A Blog by Jonathan Low

 

Mar 14, 2019

To Optimize Smart TVs, Networks Partner To Improve Ad Targeting

With more finely targeted ad technology, TV networks hope to compete more effectively with online marketers, anticipating the day when greater convergence may actually eliminate the difference between the various media.

The challenge for the networks is creating a business model that will forestall obsolescence and enable them to hold out long enough for that vision to be realized. JL


Alexandra Bruell reports in the Wall Street Journal:

TV networks are working together to compete with online ad providers and reach increasingly elusive consumers. They’ve helped advertisers select shows more likely to reach specific audiences, rather than selling by traditional demographics such as age and gender. Top networks have created a tech standard that will make it easier to sell targeted ads. This will create watermark technology to help TV programmers send targeted ads to people with smart TV sets. Today, a TV network relies on a cable or satellite TV operator to send different ads to households.
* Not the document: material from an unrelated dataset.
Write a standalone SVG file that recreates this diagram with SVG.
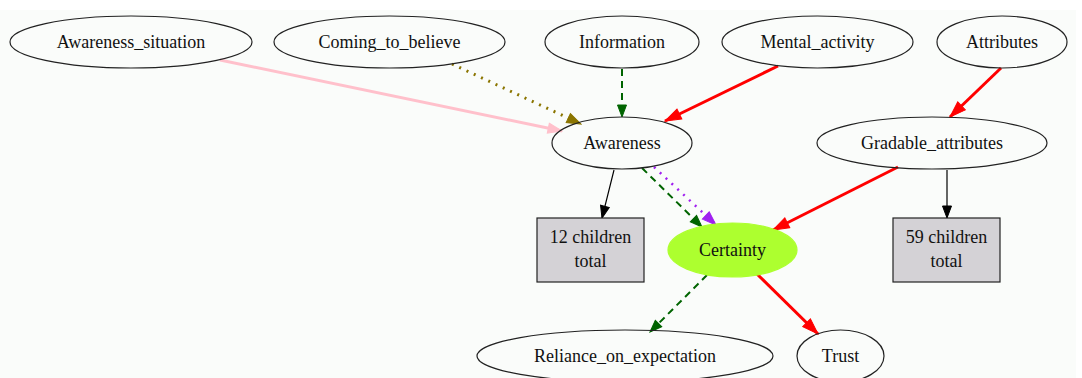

The watermark would make it easier for networks to control that process.
Top television networks have teamed up to create a technology standard that they say will make it easier for them to sell targeted advertisements, the latest collaborative effort from a historically competitive industry.
Called Project OAR, an acronym for “Open Addressable Ready,” this consortium will work to create and implement watermark technology designed to help TV programmers send targeted ads to people with smart TV sets.
For example, one household might see an ad for a Ford Motor Co. truck, while a neighbor watching the same show at the same time might see an ad for a Ford sports car. The group expects to finish work on the watermark technology by next year.
Today, a TV network typically relies on a cable or satellite TV operator to send different ads to households. The watermark would make it easier for the networks to control a greater part of that process, at least for households with internet-enabled TV sets.
It is one of many steps that could give the TV networks’ vision of countering digital ad giants like Facebook Inc. and Alphabet Inc.’s Google a chance to reach fruition.
Programmers in the consortium are Walt Disney Co.’s Disney Media Networks, Comcast Corp.’s NBCUniversal Media LLC, CBS Corp. , Discovery Inc., AMC Networks Inc., Hearst Television Inc. and AT&T Inc.’s Turner. AT&T ad group Xandr and Comcast’s FreeWheel have also joined.
Inscape, a data company owned by TV manufacturer Vizio Inc., will develop the watermark standard with input from consortium members, the group said. Vizio will equip its TVs to read the watermark; the group will ask other TV makers to do the same.
TV networks now are working together to try to compete with online ad providers and appeal to marketers struggling to reach their increasingly elusive consumers.
In recent years, they’ve made strides in helping advertisers select shows that are more likely to reach specific audiences—soda drinkers or people in the market for a minivan, for example—rather than merely selling by traditional demographics such as age and gender.
OpenAP LLC, another effort from a separate consortium of media companies, has created a standardized system that enables advertisers use the same data sets to inform their media plans across networks. NCC Media, an organization backed by cable giants like Cox Communications Inc., Charter Communications Inc. and Comcast, also is working on capabilities to use data in advanced TV ad buying.
Some media companies, including AT&T and AMC Networks, also have announced plans to create more targeted TV ad opportunities for marketers.